Data records >>
** START **
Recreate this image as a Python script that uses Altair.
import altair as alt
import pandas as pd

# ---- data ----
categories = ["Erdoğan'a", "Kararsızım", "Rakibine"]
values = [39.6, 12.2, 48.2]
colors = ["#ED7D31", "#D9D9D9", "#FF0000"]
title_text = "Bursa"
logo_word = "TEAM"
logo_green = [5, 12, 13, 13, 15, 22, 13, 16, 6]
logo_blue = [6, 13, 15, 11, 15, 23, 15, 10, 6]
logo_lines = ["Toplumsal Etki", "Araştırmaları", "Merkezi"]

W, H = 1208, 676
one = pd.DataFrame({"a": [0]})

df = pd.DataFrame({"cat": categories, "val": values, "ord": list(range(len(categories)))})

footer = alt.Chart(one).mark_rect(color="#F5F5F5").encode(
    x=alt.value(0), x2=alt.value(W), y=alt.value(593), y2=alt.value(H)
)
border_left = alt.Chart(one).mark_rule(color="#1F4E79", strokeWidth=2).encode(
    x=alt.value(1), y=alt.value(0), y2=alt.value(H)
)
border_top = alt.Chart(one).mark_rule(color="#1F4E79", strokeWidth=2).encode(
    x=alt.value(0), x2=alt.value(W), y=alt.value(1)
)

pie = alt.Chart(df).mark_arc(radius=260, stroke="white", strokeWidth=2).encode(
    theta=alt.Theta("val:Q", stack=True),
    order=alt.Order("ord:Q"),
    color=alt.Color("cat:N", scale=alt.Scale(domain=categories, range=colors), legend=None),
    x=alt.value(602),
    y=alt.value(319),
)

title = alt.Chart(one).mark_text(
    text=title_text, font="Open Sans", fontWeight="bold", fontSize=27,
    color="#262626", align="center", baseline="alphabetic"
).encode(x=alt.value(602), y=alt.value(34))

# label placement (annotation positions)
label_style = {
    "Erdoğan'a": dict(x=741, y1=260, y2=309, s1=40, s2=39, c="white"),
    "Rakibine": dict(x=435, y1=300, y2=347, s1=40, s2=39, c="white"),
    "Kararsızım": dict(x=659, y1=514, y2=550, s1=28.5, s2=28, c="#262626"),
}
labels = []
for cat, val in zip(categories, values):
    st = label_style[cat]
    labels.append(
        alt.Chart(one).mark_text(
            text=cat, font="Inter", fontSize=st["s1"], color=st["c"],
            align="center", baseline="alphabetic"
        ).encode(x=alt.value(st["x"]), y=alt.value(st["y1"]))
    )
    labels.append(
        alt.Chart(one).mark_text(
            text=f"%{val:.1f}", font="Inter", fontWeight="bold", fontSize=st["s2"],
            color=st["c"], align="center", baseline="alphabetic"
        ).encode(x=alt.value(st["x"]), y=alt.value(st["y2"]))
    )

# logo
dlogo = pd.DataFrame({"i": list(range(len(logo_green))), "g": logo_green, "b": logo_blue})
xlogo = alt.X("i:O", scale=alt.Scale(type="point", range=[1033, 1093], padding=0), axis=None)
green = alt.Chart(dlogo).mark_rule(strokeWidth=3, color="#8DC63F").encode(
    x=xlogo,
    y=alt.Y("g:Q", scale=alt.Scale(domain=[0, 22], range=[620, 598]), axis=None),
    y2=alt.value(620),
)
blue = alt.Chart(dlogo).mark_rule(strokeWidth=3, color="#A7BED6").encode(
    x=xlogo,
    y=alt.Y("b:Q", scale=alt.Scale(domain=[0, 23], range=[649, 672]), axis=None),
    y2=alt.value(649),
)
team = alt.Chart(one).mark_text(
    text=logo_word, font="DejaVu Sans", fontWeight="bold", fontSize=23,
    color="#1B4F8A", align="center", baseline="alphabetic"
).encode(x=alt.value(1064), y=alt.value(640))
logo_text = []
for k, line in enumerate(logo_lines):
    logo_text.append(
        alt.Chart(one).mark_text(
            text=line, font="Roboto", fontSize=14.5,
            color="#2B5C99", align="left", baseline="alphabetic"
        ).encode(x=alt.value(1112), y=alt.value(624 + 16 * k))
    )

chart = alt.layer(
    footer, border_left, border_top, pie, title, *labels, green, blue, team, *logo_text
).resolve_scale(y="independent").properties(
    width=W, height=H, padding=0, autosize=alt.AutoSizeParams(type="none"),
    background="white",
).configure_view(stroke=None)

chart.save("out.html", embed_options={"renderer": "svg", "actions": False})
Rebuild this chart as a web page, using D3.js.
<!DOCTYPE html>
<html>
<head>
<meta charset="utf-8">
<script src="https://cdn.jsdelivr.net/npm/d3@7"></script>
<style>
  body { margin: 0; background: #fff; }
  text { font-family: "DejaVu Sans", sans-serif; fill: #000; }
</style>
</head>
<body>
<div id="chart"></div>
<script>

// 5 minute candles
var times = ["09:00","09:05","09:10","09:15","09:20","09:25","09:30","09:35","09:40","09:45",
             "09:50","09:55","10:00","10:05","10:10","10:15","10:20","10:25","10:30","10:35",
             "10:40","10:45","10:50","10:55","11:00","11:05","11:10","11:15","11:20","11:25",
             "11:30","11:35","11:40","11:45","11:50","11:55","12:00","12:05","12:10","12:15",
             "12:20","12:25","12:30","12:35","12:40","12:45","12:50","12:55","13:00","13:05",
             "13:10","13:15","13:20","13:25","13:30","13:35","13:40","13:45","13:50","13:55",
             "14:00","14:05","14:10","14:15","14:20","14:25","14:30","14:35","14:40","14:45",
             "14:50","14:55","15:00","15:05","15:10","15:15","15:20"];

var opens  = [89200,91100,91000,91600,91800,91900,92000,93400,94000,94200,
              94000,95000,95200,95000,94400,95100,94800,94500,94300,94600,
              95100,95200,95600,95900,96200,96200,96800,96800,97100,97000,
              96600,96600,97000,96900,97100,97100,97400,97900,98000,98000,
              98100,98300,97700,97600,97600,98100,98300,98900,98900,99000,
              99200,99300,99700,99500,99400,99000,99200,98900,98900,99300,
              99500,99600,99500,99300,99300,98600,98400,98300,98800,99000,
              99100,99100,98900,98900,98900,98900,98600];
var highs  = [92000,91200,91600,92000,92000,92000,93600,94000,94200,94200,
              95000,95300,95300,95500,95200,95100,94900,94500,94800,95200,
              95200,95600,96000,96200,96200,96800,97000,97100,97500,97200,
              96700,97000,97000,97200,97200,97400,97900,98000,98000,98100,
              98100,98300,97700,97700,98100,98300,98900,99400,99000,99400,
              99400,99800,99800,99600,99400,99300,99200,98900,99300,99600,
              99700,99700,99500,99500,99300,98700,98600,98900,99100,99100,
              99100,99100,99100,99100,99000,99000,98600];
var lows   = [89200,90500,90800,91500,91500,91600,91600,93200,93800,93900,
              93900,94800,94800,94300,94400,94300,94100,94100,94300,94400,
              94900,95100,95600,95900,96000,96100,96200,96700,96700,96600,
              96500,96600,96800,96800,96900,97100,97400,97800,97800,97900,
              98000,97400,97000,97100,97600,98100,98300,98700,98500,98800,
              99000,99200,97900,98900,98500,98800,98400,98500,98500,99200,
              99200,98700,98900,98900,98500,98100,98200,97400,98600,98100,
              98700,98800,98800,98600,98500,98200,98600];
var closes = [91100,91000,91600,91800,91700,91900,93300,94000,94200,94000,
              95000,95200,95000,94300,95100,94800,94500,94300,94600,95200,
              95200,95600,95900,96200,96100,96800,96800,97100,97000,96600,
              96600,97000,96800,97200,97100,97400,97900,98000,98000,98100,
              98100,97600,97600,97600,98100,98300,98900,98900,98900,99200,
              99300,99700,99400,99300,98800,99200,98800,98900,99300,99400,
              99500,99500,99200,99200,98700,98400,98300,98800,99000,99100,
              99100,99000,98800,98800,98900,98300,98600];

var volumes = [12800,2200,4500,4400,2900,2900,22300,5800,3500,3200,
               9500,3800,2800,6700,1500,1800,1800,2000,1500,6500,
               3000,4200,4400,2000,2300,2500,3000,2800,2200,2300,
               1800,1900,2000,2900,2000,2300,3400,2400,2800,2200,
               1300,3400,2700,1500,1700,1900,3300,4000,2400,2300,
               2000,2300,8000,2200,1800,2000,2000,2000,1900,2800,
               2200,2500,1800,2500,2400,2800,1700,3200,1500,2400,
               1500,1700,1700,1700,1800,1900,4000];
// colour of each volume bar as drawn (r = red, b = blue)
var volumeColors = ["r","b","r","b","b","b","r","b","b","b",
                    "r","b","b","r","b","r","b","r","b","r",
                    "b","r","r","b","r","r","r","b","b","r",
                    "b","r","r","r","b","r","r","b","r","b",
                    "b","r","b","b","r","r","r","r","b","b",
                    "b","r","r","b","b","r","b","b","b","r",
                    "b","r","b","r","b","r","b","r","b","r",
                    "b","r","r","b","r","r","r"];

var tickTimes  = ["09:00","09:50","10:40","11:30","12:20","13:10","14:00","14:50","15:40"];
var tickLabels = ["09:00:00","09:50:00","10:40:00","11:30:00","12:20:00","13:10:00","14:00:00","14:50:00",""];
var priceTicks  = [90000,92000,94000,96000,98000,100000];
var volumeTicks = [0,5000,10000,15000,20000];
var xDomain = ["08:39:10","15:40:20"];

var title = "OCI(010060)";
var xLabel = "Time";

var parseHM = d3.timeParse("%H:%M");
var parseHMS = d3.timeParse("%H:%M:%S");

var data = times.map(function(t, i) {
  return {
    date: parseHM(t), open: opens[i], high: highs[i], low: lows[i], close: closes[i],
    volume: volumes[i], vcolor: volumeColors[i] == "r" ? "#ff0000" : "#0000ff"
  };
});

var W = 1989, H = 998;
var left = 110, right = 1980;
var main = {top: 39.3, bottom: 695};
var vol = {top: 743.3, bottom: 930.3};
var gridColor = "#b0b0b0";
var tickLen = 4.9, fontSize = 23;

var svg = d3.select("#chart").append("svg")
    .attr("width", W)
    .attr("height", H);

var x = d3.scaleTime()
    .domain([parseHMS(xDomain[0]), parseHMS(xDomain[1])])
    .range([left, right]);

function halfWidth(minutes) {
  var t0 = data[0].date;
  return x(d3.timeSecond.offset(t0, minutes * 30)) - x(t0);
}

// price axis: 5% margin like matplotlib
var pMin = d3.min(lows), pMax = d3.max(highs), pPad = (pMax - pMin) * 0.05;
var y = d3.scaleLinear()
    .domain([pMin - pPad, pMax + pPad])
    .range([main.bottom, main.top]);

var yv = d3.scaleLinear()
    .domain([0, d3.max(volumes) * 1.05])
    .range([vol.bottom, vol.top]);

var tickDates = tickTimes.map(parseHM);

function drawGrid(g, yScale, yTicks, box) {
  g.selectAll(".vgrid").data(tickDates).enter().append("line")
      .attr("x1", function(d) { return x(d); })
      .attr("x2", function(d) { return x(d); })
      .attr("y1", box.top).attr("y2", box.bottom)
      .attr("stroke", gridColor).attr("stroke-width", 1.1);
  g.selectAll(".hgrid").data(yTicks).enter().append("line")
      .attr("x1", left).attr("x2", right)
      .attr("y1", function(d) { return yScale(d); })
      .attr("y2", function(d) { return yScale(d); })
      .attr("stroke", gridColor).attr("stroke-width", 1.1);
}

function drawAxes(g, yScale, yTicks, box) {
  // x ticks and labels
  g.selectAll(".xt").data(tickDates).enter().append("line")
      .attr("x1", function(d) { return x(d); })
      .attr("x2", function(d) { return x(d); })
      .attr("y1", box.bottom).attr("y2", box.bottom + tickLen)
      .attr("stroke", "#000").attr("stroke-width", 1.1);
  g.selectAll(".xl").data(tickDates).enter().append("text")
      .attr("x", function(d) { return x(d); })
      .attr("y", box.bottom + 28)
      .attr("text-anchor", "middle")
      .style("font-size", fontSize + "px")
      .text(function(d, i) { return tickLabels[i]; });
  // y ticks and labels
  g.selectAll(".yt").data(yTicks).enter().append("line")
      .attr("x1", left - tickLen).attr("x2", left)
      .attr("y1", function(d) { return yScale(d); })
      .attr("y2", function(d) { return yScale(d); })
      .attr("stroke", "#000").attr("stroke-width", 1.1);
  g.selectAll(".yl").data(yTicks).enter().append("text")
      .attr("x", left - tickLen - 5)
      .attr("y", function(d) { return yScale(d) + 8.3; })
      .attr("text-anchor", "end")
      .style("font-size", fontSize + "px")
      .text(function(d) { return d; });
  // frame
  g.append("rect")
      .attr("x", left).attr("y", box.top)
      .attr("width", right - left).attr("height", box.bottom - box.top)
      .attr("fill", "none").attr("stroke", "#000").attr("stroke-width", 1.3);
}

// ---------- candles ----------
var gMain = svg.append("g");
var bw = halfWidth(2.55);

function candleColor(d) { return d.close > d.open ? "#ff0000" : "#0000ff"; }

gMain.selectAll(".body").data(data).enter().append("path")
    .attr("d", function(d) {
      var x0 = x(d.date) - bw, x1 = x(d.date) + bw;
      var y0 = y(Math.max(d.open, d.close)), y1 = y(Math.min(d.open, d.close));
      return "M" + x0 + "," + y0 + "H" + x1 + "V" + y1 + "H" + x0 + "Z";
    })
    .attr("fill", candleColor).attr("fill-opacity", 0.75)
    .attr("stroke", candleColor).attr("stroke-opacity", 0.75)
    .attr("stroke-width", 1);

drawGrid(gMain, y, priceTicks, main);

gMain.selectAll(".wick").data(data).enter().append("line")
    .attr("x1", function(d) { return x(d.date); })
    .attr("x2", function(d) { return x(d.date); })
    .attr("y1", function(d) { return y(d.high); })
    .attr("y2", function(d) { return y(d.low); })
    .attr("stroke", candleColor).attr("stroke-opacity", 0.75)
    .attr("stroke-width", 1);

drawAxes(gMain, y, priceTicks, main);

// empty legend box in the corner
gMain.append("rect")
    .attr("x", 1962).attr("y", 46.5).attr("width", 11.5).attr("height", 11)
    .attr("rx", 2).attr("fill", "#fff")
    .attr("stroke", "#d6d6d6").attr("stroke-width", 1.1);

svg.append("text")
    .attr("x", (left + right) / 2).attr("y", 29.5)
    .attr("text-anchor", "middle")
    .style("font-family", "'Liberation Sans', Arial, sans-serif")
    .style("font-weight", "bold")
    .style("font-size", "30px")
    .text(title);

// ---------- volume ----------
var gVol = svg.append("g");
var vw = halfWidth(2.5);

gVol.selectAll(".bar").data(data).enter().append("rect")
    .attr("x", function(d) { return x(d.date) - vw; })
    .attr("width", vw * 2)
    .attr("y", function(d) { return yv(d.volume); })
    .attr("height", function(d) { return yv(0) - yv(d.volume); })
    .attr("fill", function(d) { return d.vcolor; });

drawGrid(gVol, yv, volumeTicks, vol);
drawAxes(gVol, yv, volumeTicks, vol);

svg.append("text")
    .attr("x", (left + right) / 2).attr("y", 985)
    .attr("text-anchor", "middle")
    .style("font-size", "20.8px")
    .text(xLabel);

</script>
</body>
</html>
** END **
What you will do >> Please copy only these lines, exactly: the first line of the records through the line containing "import pandas as pd", ends included.

Exercise response >>
Recreate this image as a Python script that uses Altair.
import altair as alt
import pandas as pd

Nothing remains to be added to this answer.